If the CUDA runtime cannot find a binary image that matches the compute capability of the GPU present, it will look for suitable PTX and JIT-compile it. Depending on the amount of the device code that needs to be translated that could cause a noticeable delay. If neither a suitable binary image nor suitable PTX is available, kernel execution fails. This is described in the CUDA documentation.

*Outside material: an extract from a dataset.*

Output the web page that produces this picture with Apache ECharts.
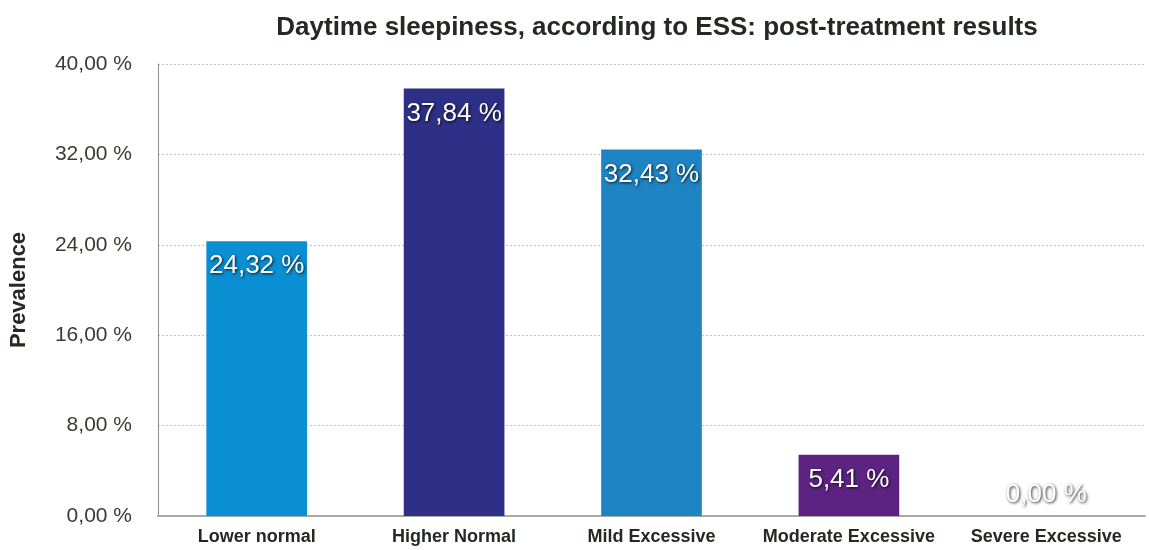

It is a best practice with CUDA to build a fat binary that contains SASS (machine code) for all GPU architectures that need to be supported, plus PTX for the latest GPU architecture for forward compatibility (this code can be JIT compiled). If you do that manually, it might look like this:

-gencode=arch=compute_50,code=sm_50 \  
-gencode=arch=compute_52,code=sm_52 \  
-gencode=arch=compute_60,code=sm_60 \  
-gencode=arch=compute_61,code=sm_61 \  
-gencode=arch=compute_70,code=sm_70 \  
-gencode=arch=compute_75,code=sm_75 \ 
-gencode=arch=compute_80,code=sm_80 \ 
-gencode=arch=compute_86,code=sm_86 \ 
-gencode=arch=compute_89,code=sm_89 \
-gencode=arch=compute_90,code=sm_90 \ 
-gencode=arch=compute_90,code=compute_90

nvcc also offers shortcuts in the form of command-line switches -arch=all and -arch=all-major. See compiler documentation.